For most residential applications, STC 30-34 is good. This range blocks most common neighborhood noise (traffic, conversations, dogs, landscaping equipment) to a level where it is barely noticeable indoors. Homes on busy streets should aim for STC 34-38. Homes near highways or airports need STC 38+. For reference, builder-grade windows are typically STC 24-26.
Is STC the same as the noise reduction you actually hear?
Not exactly. STC is a lab-tested rating using standardized conditions. Real-world performance depends on installation quality, frame sealing, surrounding wall construction, and the specific noise frequencies outside your home. A window rated STC 35 in the lab might perform at STC 32-34 in practice due to installation variables. That said, STC is the best standardized comparison tool available.

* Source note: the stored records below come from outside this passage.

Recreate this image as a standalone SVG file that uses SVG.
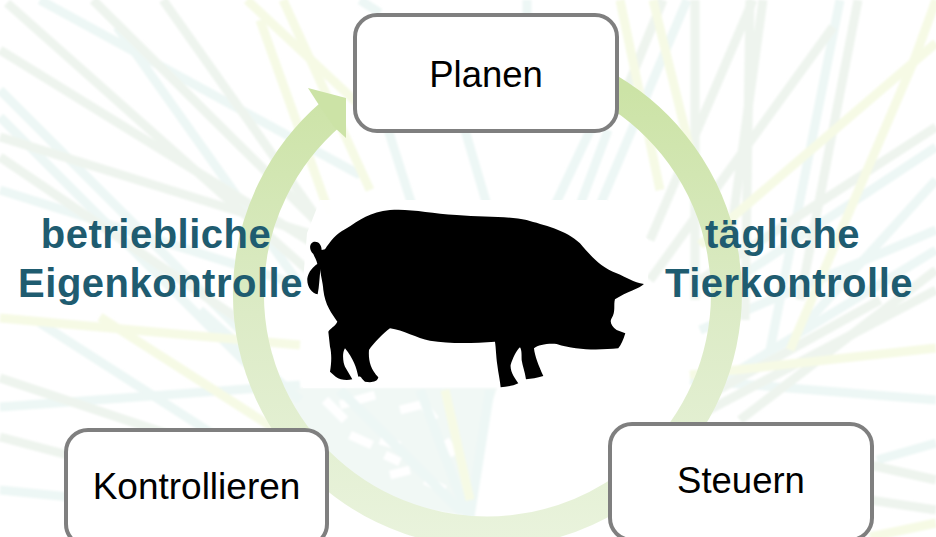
<svg xmlns="http://www.w3.org/2000/svg" width="936" height="537" viewBox="0 0 936 537">
<style>
.b{fill:#fff;stroke:#7f7f7f;stroke-width:4}
.t{font-family:"Liberation Sans",Arial,sans-serif;font-size:36.500px;fill:#000;text-anchor:middle}
.l{font-family:"Liberation Sans",Arial,sans-serif;font-size:40px;font-weight:700;fill:#1f5c70;text-anchor:middle;letter-spacing:.5px}
.g{fill:none;stroke:#eef4ee;stroke-width:9}
.c{fill:none;stroke:#edf7f5;stroke-width:9}
.y{fill:none;stroke:#f6fae5;stroke-width:9}
</style>
<defs>
<linearGradient id="ring" gradientUnits="userSpaceOnUse" x1="0" y1="90" x2="0" y2="537">
<stop offset="0" stop-color="#cce3a6"/><stop offset=".5" stop-color="#dcebc6"/><stop offset="1" stop-color="#e9f3dc"/>
</linearGradient>
<filter id="soft" x="-2%" y="-2%" width="104%" height="104%"><feGaussianBlur stdDeviation="1.2"/></filter>
</defs>
<rect width="936" height="537" fill="#fff"/>
<g id="background" filter="url(#soft)">
<path d="M290 388H497L477 447L470 517L400 505L340 470L290 420L260 350V388Z" fill="#f1f8f5"/>
<g stroke="#fff" stroke-width="9" fill="none">
<path d="M325 400L345 420"/><path d="M350 435L372 445"/><path d="M385 455L400 462"/><path d="M420 400L435 420"/><path d="M380 440L400 446"/><path d="M390 475L410 470"/><path d="M340 405L375 395"/><path d="M400 410L420 405"/><path d="M425 480L445 490"/><path d="M445 440L455 455"/>
</g>
<g class="c">
<path d="M40 0L360 175"/><path d="M0 90L270 360"/><path d="M0 117L250 367"/><path d="M117 27L300 285"/><path d="M0 190L300 285"/>
<path d="M687 0L600 205"/><path d="M840 0L770 350"/><path d="M936 147L720 290"/><path d="M936 180L800 330"/>
<path d="M936 400L690 380"/><path d="M0 407L300 385"/><path d="M0 490L100 500"/><path d="M200 310L300 400"/><path d="M40 323L300 490"/>
<path d="M360 0L380 13"/><path d="M385 120L412 205"/><path d="M462 120L487 205"/><path d="M527 0V15"/>
<path d="M595 120L555 205"/><path d="M608 130L580 205"/>
<path d="M470 517L490 390"/><path d="M468 517L420 390"/><path d="M462 512L340 390"/><path d="M936 230L700 330"/><path d="M877 460L936 443"/>
<path d="M936 250L690 400"/>
</g>
<g class="g">
<path d="M7 3L330 290"/><path d="M0 50L340 260"/><path d="M163 0L340 250"/><path d="M93 0L330 235"/><path d="M0 137L330 240"/><path d="M0 157L240 320"/>
<path d="M695 0V300"/><path d="M763 0L715 350"/><path d="M833 27L650 280"/><path d="M858 0L800 300"/><path d="M936 127L700 280"/><path d="M750 0L745 320"/><path d="M753 0L650 240"/><path d="M663 0L620 105"/>
<path d="M0 378L240 458"/><path d="M0 437L200 490"/>
<path d="M936 290L690 420"/><path d="M880 300L700 400"/><path d="M936 270L740 420"/><path d="M870 465L936 480"/><path d="M870 500L936 510"/>
</g>
<g class="y">
<path d="M247 0L370 115"/><path d="M283 0L370 190"/><path d="M260 20L330 215"/>
<path d="M620 0L660 190"/><path d="M653 0L700 190"/><path d="M936 43L700 245"/><path d="M913 63L790 350"/><path d="M936 0L913 63"/>
<path d="M936 348L690 375"/><path d="M0 318L300 345"/><path d="M100 317L300 445"/>
<path d="M870 537L936 523"/><path d="M470 500L445 390"/>
</g>
</g>
<path d="M320 200L607 200L648 240V386H620L303 388L302 293L307 233Z" fill="#fff" opacity=".96"/>
<g id="connectors">
<path d="M600 84A239 238 0 1 1 331 114" fill="none" stroke="url(#ring)" stroke-width="31"/>
<path d="M308 88L346 98V138L334 127L317 102Z" fill="#cce3a6"/>
</g>
<g id="pig">
<path transform="translate(290 190) scale(.3333)" fill="#000" d="M95 180L105 178C120 155 140 130 165 118C210 90 240 65 300 60C360 55 420 70 500 75C580 82 660 78 710 90C760 105 830 120 870 160C905 200 930 230 980 250C1010 262 1030 278 1062 282C1050 295 1010 305 975 328C970 345 978 365 965 385C958 395 965 410 980 420L1006 430C1000 450 993 465 985 475C930 480 860 482 800 462C770 460 745 465 732 475C735 500 745 525 760 558C740 565 725 565 708 568C705 545 698 530 695 510C695 490 695 480 690 472C680 480 668 505 662 525C660 545 675 565 685 580C670 588 650 590 632 592C630 570 625 550 622 525C618 495 618 475 615 455C550 460 480 462 420 452C380 445 340 420 300 415C280 430 250 460 237 480C235 510 240 535 265 562C262 578 240 578 225 575C212 565 215 558 205 560C200 535 190 505 165 475C155 490 160 520 165 530L187 568C170 572 150 570 137 560L120 545C125 515 125 490 120 470L115 425C120 415 135 410 142 395C125 370 105 345 100 300C98 270 90 255 92 235C88 262 88 290 83 313C65 310 50 290 52 265C55 245 70 230 82 222C80 210 74 202 70 192C55 180 58 155 75 155C90 155 95 170 95 180Z"/>
</g>
<g id="node-planen"><rect class="b" x="355" y="15" width="262" height="116" rx="22"/><text class="t" x="486" y="87">Planen</text></g>
<g id="node-kontrollieren"><rect class="b" x="66" y="430" width="261" height="116" rx="22"/><text class="t" x="196.500" y="499" style="font-size:37px">Kontrollieren</text></g>
<g id="node-steuern"><rect class="b" x="610" y="424" width="262" height="116" rx="22"/><text class="t" x="741" y="493">Steuern</text></g>
<g id="label-left"><text class="l" x="156" y="248">betriebliche</text><text class="l" x="160.500" y="297">Eigenkontrolle</text></g>
<g id="label-right"><text class="l" x="782.500" y="248">tägliche</text><text class="l" x="789" y="297">Tierkontrolle</text></g>
</svg>
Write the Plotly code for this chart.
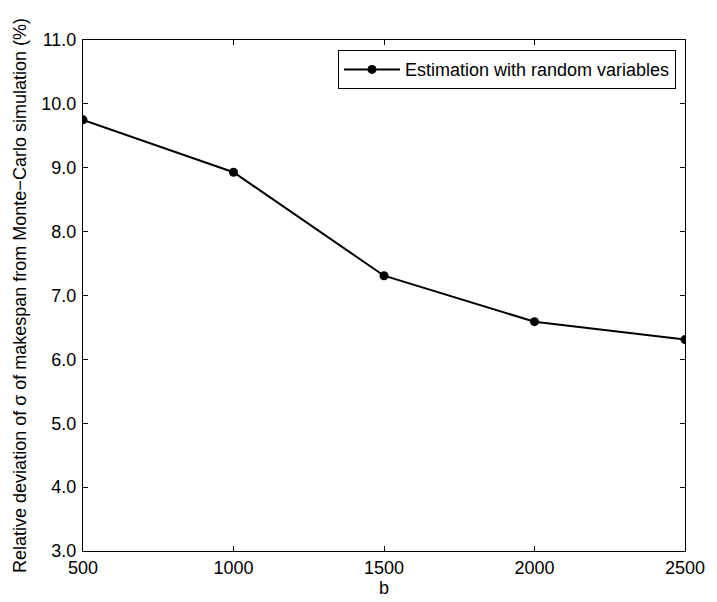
import plotly.graph_objects as go

b_values = [500, 1000, 1500, 2000, 2500]
rel_dev = [9.75, 8.93, 7.31, 6.59, 6.31]
y_ticks = [3, 4, 5, 6, 7, 8, 9, 10, 11]
y_tick_labels = ["3.0", "4.0", "5.0", "6.0", "7.0", "8.0", "9.0", "10.0", "11.0"]
x_ticks = [500, 1000, 1500, 2000, 2500]
series_name = "Estimation with random variables"

font_family = "Liberation Sans, Arial, Helvetica, sans-serif"
fs = 18

fig = go.Figure()
fig.add_trace(go.Scatter(
    x=b_values, y=rel_dev, mode="lines+markers", name=series_name,
    line=dict(color="black", width=2),
    marker=dict(color="black", size=9),
    showlegend=True,
))

fig.update_layout(
    width=717, height=602,
    margin=dict(l=83, r=24, t=40, b=50),
    paper_bgcolor="white", plot_bgcolor="white",
    font=dict(family=font_family, size=fs, color="black"),
    showlegend=True,
    legend=dict(
        x=0.985, y=0.98, xanchor="right", yanchor="top",
        bordercolor="black", borderwidth=1, bgcolor="white",
        font=dict(size=fs, family=font_family),
        tracegroupgap=0, itemwidth=56,
    ),
    xaxis=dict(
        range=[500, 2500], tickvals=x_ticks, ticktext=[str(v) for v in x_ticks],
        ticks="inside", ticklen=5, tickcolor="black", tickwidth=1,
        showline=True, linecolor="black", linewidth=1, mirror="ticks",
        showgrid=False, zeroline=False,
        title=dict(text="b", standoff=0, font=dict(size=fs)),
        tickfont=dict(size=fs),
    ),
    yaxis=dict(
        range=[3, 11], tickvals=y_ticks, ticktext=y_tick_labels,
        ticks="inside", ticklen=5, tickcolor="black", tickwidth=1,
        showline=True, linecolor="black", linewidth=1, mirror="ticks",
        showgrid=False, zeroline=False,
        ticklabelstandoff=2,
        title=dict(text="Relative deviation of σ of makespan from Monte−Carlo simulation (%)",
                   standoff=10, font=dict(size=fs)),
        tickfont=dict(size=fs),
    ),
)

fig.write_html("out.html")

Why do some windows have high STC but feel noisy?
STC weights mid-range frequencies (speech, music, barking) more heavily than low frequencies (traffic rumble, bass, aircraft engines). If your primary noise source is low-frequency, a window with high STC may still feel noisy because it is not blocking those specific frequencies well. In that case, look for the OITC (Outdoor-Indoor Transmission Class) rating, which weights low frequencies more heavily.
Does the NFRC label show STC ratings?
No. The NFRC label shows thermal performance ratings (U-factor, SHGC, visible transmittance, air leakage) but not acoustic ratings. STC is tested under a separate ASTM standard (E90) and is typically found in the manufacturer's product specifications, not on the window label. You may need to request acoustic data specifically.
Key Takeaway
STC is the most useful standardized way to compare window noise performance, but it has limitations. For most homeowners, the practical guidance is simple: laminated glass adds 6-10 STC points over standard glass and is the single most impactful upgrade for noise. When shopping, request the specific STC rating for any window you are considering, and remember that every 10-point increase halves the perceived noise.